In the 2012 season, the Wild had the lowest goals-per-game average in the league (2.02) and the fourth-worst power play percentage (15.1%). Needless to say, they missed the 2012 playoffs, finishing 12th in the Western Conference.

The Wild have made it to the playoffs three times in their 12 years of existence.

In their first run in 2003, they made it to the Western Conference finals where they were swept by the Anaheim Ducks (4-0).

Minnesota had a much shorter run in the 2007 and 2008 playoffs, losing in the quarterfinals to Anaheim in 2007 (4-1) and Colorado in 2008 (4-2).

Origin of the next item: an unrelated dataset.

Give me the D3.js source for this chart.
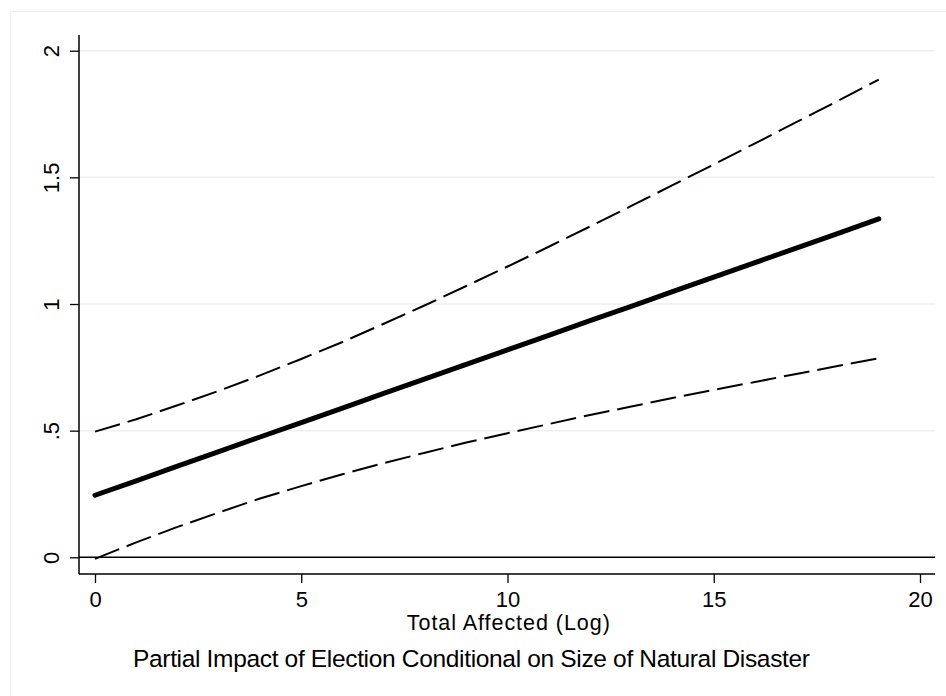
<!DOCTYPE html>
<html>
<head>
<meta charset="utf-8">
<script src="https://cdn.jsdelivr.net/npm/d3@7"></script>
<style>
  html, body { margin: 0; padding: 0; background: #fff; }
  svg { display: block; }
  text { font-family: "Liberation Sans", Arial, Helvetica, sans-serif; fill: #000; }
</style>
</head>
<body>
<svg id="chart" width="946" height="696"></svg>
<script>
// ---- data ----
const xValues   = [0, 1, 2, 3, 4, 5, 6, 7, 8, 9, 10, 11, 12, 13, 14, 15, 16, 17, 18, 19];
const estimate  = [0.245, 0.302, 0.360, 0.417, 0.475, 0.532, 0.589, 0.647, 0.704, 0.762,
                   0.819, 0.876, 0.934, 0.991, 1.049, 1.106, 1.163, 1.221, 1.278, 1.336];
const upperCI   = [0.496, 0.545, 0.600, 0.657, 0.718, 0.783, 0.850, 0.922, 0.995, 1.071,
                   1.148, 1.226, 1.306, 1.387, 1.469, 1.551, 1.634, 1.718, 1.801, 1.886];
const lowerCI   = [-0.006, 0.059, 0.120, 0.177, 0.232, 0.281, 0.328, 0.372, 0.413, 0.453,
                   0.490, 0.526, 0.562, 0.595, 0.629, 0.661, 0.692, 0.724, 0.755, 0.786];
const xTicks    = [0, 5, 10, 15, 20];
const yTicks    = [0, 0.5, 1, 1.5, 2];
const yTickLabels = ["0", ".5", "1", "1.5", "2"];
const xTitle    = "Total Affected (Log)";
const chartTitle = "Partial Impact of Election Conditional on Size of Natural Disaster";

// ---- layout ----
const svg = d3.select("#chart");
const plotLeft = 79, plotRight = 935, plotTop = 35, plotBottom = 574;
const x = d3.scaleLinear().domain([0, 20]).range([95, 920]);
const y = d3.scaleLinear().domain([0, 2]).range([557.3, 50.7]);
const gridColor = "#e9f1f3";

// outer frame
svg.append("rect")
  .attr("x", 10.5).attr("y", 11.5).attr("width", 960).attr("height", 720)
  .attr("fill", "none").attr("stroke", gridColor).attr("stroke-width", 1);

// gridlines
svg.append("g").selectAll("line")
  .data(yTicks.filter(d => d !== 0))
  .join("line")
  .attr("x1", plotLeft).attr("x2", plotRight)
  .attr("y1", d => y(d)).attr("y2", d => y(d))
  .attr("stroke", gridColor).attr("stroke-width", 1.5);

// zero reference line
svg.append("line")
  .attr("x1", plotLeft).attr("x2", plotRight)
  .attr("y1", y(0)).attr("y2", y(0))
  .attr("stroke", "#000").attr("stroke-width", 1.6);

// y axis
const yAxis = d3.axisLeft(y).tickValues(yTicks)
  .tickFormat((d, i) => yTickLabels[i]).tickSize(9).tickPadding(10);
const gy = svg.append("g").attr("transform", `translate(${plotLeft},0)`).call(yAxis);
gy.select(".domain").remove();
gy.selectAll(".tick line").attr("stroke", "#000").attr("stroke-width", 1.3);
gy.selectAll(".tick text")
  .attr("x", null).attr("dy", null)
  .attr("transform", "translate(-20,0) rotate(-90)")
  .attr("text-anchor", "middle")
  .style("font-size", "22px")
  .style("font-family", '"Liberation Sans", Arial, sans-serif');
svg.append("line")
  .attr("x1", plotLeft).attr("x2", plotLeft)
  .attr("y1", plotTop).attr("y2", plotBottom)
  .attr("stroke", "#000").attr("stroke-width", 1.5);

// x axis
const xAxis = d3.axisBottom(x).tickValues(xTicks).tickFormat(d3.format("d")).tickSize(9).tickPadding(4);
const gx = svg.append("g").attr("transform", `translate(0,${plotBottom})`).call(xAxis);
gx.select(".domain").remove();
gx.selectAll(".tick line").attr("stroke", "#000").attr("stroke-width", 1.3);
gx.selectAll(".tick text")
  .attr("dy", null).attr("y", 32.5)
  .style("font-size", "22px")
  .style("font-family", '"Liberation Sans", Arial, sans-serif');
svg.append("line")
  .attr("x1", plotLeft).attr("x2", plotRight)
  .attr("y1", plotBottom).attr("y2", plotBottom)
  .attr("stroke", "#000").attr("stroke-width", 1.5);

// lines
const pts = arr => xValues.map((xv, i) => [xv, arr[i]]);
const line = d3.line().x(d => x(d[0])).y(d => y(d[1]));

svg.append("path").datum(pts(upperCI))
  .attr("d", line).attr("fill", "none").attr("stroke", "#000")
  .attr("stroke-width", 2).attr("stroke-dasharray", "26,8");
svg.append("path").datum(pts(lowerCI))
  .attr("d", line).attr("fill", "none").attr("stroke", "#000")
  .attr("stroke-width", 2).attr("stroke-dasharray", "26,8");
svg.append("path").datum(pts(estimate))
  .attr("d", line).attr("fill", "none").attr("stroke", "#000")
  .attr("stroke-width", 5).attr("stroke-linecap", "round");

// titles
svg.append("text")
  .attr("x", 508.3).attr("y", 630)
  .attr("text-anchor", "middle")
  .attr("textLength", 203).attr("lengthAdjust", "spacing")
  .style("font-size", "21.5px")
  .text(xTitle);
svg.append("text")
  .attr("x", 471.5).attr("y", 667)
  .attr("text-anchor", "middle")
  .attr("textLength", 677).attr("lengthAdjust", "spacing")
  .style("font-size", "24.5px")
  .text(chartTitle);
</script>
</body>
</html>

What players and teams fail to realize is that a player’s performance is affected by far more than just natural talent—coaching, drilling, teammates and atmosphere all affect a player’s game. When a player like Parise defects to a new team, he becomes a new player entirely.

Parise might have his family and friends around him more in Minnesota, but in a life where hockey is a career, friends and family become distractions and can negatively impact a player's performance.

Former Devil Scott Gomez’s production quickly slipped after his first year with the Rangers, and he was eventually dealt to the Montreal Canadiens, where he has just put up two of his career-worst seasons.

Parise left a team that had just made it to the Stanley Cup Finals to be a hometown hero in hopeless Minnesota and, like Scott Gomez in 2007, he has dug his own grave.